NEWS: Company Launches RFID “Starter Kit” for Labeling

Avery Dennison’s RFID Starter Kit contains this high-speed RFID label printer, which can identify labels with defective chips.

A new RFID label printing system from Avery Dennison Printer Systems Americas (Philadelphia) could make the implementation of the tracking technology easier, according to the company. Avery Dennison’s new RFID Starter Kit is “a turnkey RFID label printing package,” says Dan Williams, marketing manager for the company. “It’s a comprehensive equipment and service kit that will allow companies to establish a cost-efficient in-house capability to help them meet retailers’ 2005 RFID labeling mandates.”

The kit contains a high-speed RFID label printer with a system print-head feature that allows it to jump over the “bumps” that are made by embedded RFID chips during print operations, says Williams. “This means there is less costly label waste being generated by chips that are damaged during the printing process.” The kit also reportedly provides precise control for printing bar codes, text, and graphics, as well as a “detect and deflect” process that identifies labels with faulty chips, marks them with an X, and then reprints the information on the next label. In addition, the kit gives customers 500 Class I RFID carton and/or pallet labels and an optional interrogator/reader with two antennas. It also includes the company’s Label Management System (LMS) software, which uses Windows to control printer functions and a sample bar code 4 x 6 data stream. “With this starter kit, companies are able to print labels at speeds of up to 16 inches per second,”says Williams, adding that the company supplies the actual labels for each kit.

“We also have a bonus upgrade option to the printer and software for the time when EPC UHF Generation 2 is adopted as the worldwide standard RFID protocol,” he says.

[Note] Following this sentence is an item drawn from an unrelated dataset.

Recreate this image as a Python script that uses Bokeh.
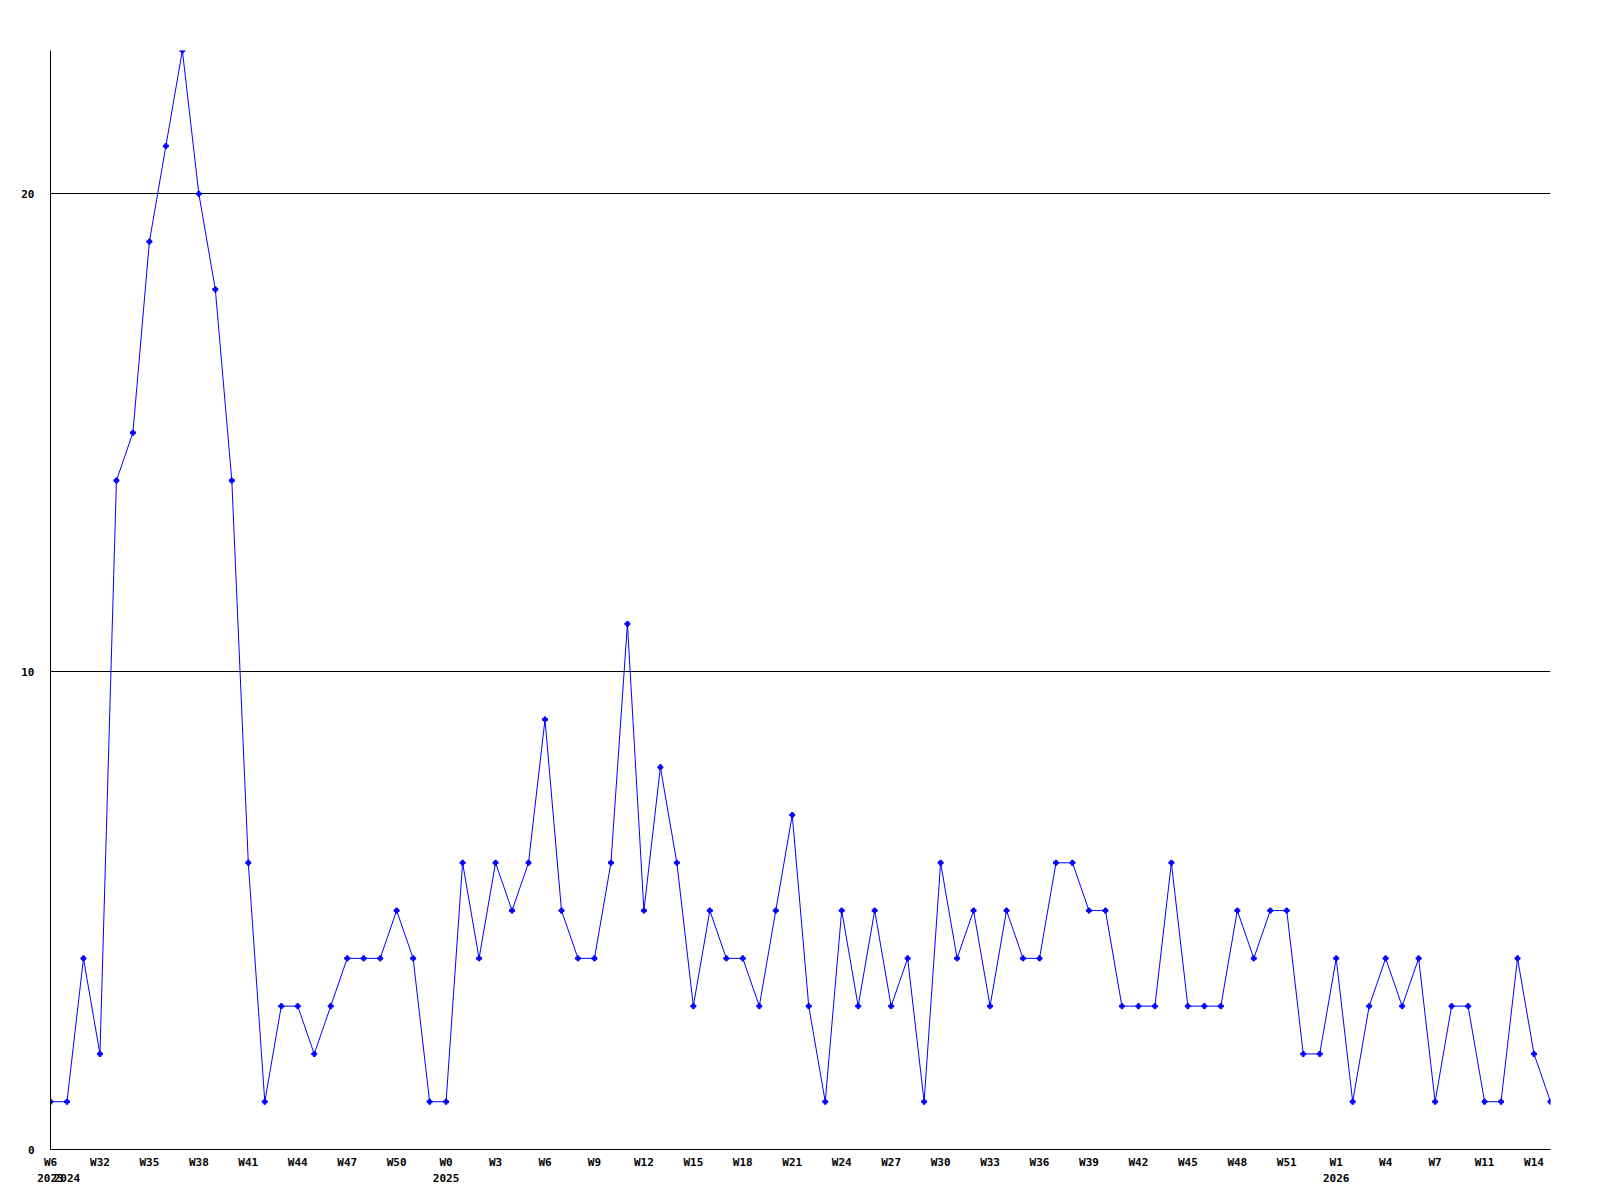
from bokeh.plotting import figure
from bokeh.models import Range1d, FixedTicker, LinearAxis
from bokeh.embed import file_html
from bokeh.resources import INLINE

# weekly counts, one per point (evenly spaced by index)
values = [1, 1, 4, 2, 14, 15, 19, 21, 23, 20, 18, 14, 6, 1, 3, 3, 2, 3, 4, 4,
          4, 5, 4, 1, 1, 6, 4, 6, 5, 6, 9, 5, 4, 4, 6, 11, 5, 8, 6, 3,
          5, 4, 4, 3, 5, 7, 3, 1, 5, 3, 5, 3, 4, 1, 6, 4, 5, 3, 5, 4,
          4, 6, 6, 5, 5, 3, 3, 3, 6, 3, 3, 3, 5, 4, 5, 5, 2, 2, 4, 1,
          3, 4, 3, 4, 1, 3, 3, 1, 1, 4, 2, 1]

week_tick_pos = [0, 3, 6, 9, 12, 15, 18, 21, 24, 27, 30, 33, 36, 39, 42, 45,
                 48, 51, 54, 57, 60, 63, 66, 69, 72, 75, 78, 81, 84, 87, 90]
week_tick_labels = ["W6", "W32", "W35", "W38", "W41", "W44", "W47", "W50", "W0",
                    "W3", "W6", "W9", "W12", "W15", "W18", "W21", "W24", "W27",
                    "W30", "W33", "W36", "W39", "W42", "W45", "W48", "W51", "W1",
                    "W4", "W7", "W11", "W14"]

year_tick_pos = [0, 1, 24, 78]
year_tick_labels = ["2023", "2024", "2025", "2026"]

y_ticks = [0, 10, 20]
y_grid = [10, 20]
y_max = 23

x = list(range(len(values)))

FONT = "DejaVu Sans Mono"

p = figure(frame_width=1500, frame_height=1099,
           x_range=Range1d(0, len(values) - 1), y_range=Range1d(0, y_max),
           output_backend="svg", toolbar_location=None,
           min_border_left=50, min_border_right=34,
           min_border_top=50, min_border_bottom=35)
p.outline_line_color = None
p.background_fill_color = "white"

p.line(x, values, line_color="#0000ff", line_width=1)
p.scatter(x, values, marker="plus", size=5, fill_color="#0000ff", line_color="#0000ff")

def style_axis(ax):
    ax.major_tick_out = 0
    ax.major_tick_in = 0
    ax.minor_tick_out = 0
    ax.minor_tick_in = 0
    ax.major_label_text_font = FONT
    ax.major_label_text_font_style = "bold"
    ax.major_label_text_font_size = "11px"
    ax.major_label_text_color = "black"
    ax.axis_line_color = "black"
    ax.axis_line_width = 1

xa = p.xaxis[0]
style_axis(xa)
xa.ticker = FixedTicker(ticks=week_tick_pos)
xa.major_label_overrides = {k: v for k, v in zip(week_tick_pos, week_tick_labels)}
xa.major_label_standoff = 6

ya = p.yaxis[0]
style_axis(ya)
ya.ticker = FixedTicker(ticks=y_ticks)
ya.major_label_standoff = 16

year_axis = LinearAxis(ticker=FixedTicker(ticks=year_tick_pos))
style_axis(year_axis)
year_axis.axis_line_color = None
year_axis.major_label_overrides = {k: v for k, v in zip(year_tick_pos, year_tick_labels)}
year_axis.major_label_standoff = 2
p.add_layout(year_axis, "below")

p.xgrid.visible = False
p.ygrid.ticker = FixedTicker(ticks=y_grid)
p.ygrid.grid_line_color = "black"
p.ygrid.grid_line_width = 1
p.ygrid.grid_line_alpha = 1.0

open("out.html", "w").write(file_html(p, INLINE))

The kit also includes onsite setup assistance, training services, and 12 months of technical support by Avery Dennison. Companies can purchase a kit supplied without a reader, as well as another version that contains a reader and two antennas. In addition, says Williams, the in-house solution can be a company’s sole RFID production source or be used along with Avery’s RFID Ticket Express service bureau. The bureau is set up to deliver preprogrammed, fully-printed RFID labels to locations across the world. “We definitely have some serious interest from pharmaceutical companies on this,” says Williams. “Their only concern has been how they might be able to integrate their existing system with this, which is something we’re working on."